On Saturday, January 27, 2018, an illustrated lecture about Aloha Wanderwell's fabulous adventures will happen in New York at the Museum of Modern Arts (MoMA)’s international festival of newly preserved films, “To Save and Project.”

Born Idris Hall in Canada, Aloha Wanderwell became one of the most audacious female explorers of the 1920s. Fed up with life in a French convent school, she answered an ad for a traveling secretary when she was only fifteen. Tall, blonde, and swaggering with confidence, she knew what she wanted: to become the first woman to drive around the world.

Over the next 20 years, Wanderwell drove around in a specially modified Ford Model T that featured gun scabbards and a sloped back that could fold out to become a darkroom. She shot dazzling 35mm footage in Europe, Africa, Asia, and South America, capturing the pyramids of Egypt, the Taj Mahal, army maneuvers in Siberia, and indigenous Bororo tribes along what she called “The River of Death.”

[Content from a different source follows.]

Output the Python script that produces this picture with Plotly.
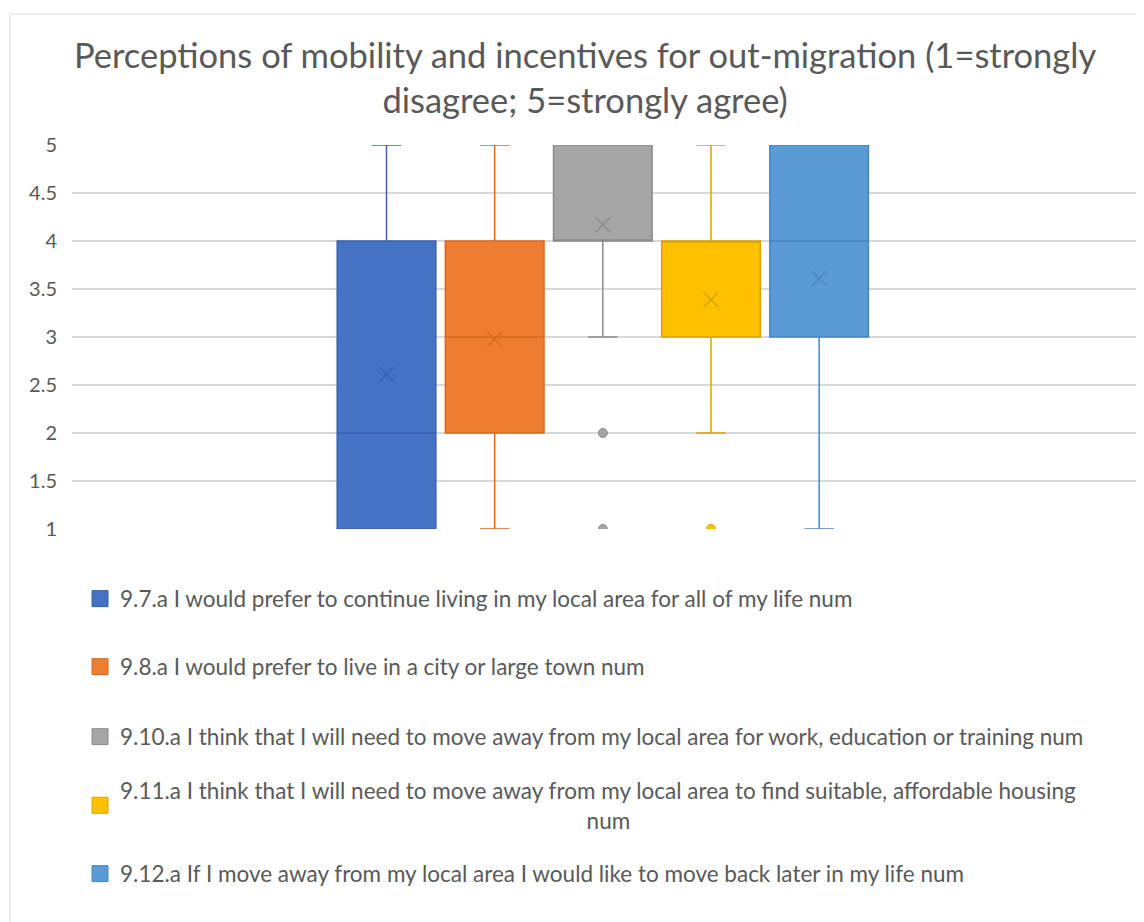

Heather Linville, a film preservationist at the Academy Film Archive, has been working with the collection of nitrate that Aloha donated to the Academy of Motion Picture Arts and Sciences in 1985. Aloha Wanderwell, The World’s Most Widely Traveled Woman will be presented by Linville, along with Aloha’s grandson Richard Diamond and researcher Jessica DePrest.

More about the Film Festival
Now in its 15th season, the MoMA's “To Save and Project” surveys significant film-restoration projects from archives around the world; it is also a primer on world cinema and an introduction to film history and technique. This year’s festival runs until Thursday, February 1, 2018. For more information, visit press.moma.org/2017/12/to-save-and-project-the-15th-moma-international-festival-of-film-preservation/.

Aloha Wanderwell - The Book
Aloha became a pilot, a film star, an ambassador for world peace, and the centrepiece of one of the biggest unsolved murder mysteries in California history. Drawing upon Aloha's diaries and travel logs, as well as films, photographs, newspaper accounts, and previously classified government documents, Aloha Wanderwell, by Christian Fink-Jensen and Randolph Eustace-Walden, is the astonishing true story of the world’s “Wander Woman.”

For more information about this book, visit https://gooselane.com/products/aloha-wanderwell.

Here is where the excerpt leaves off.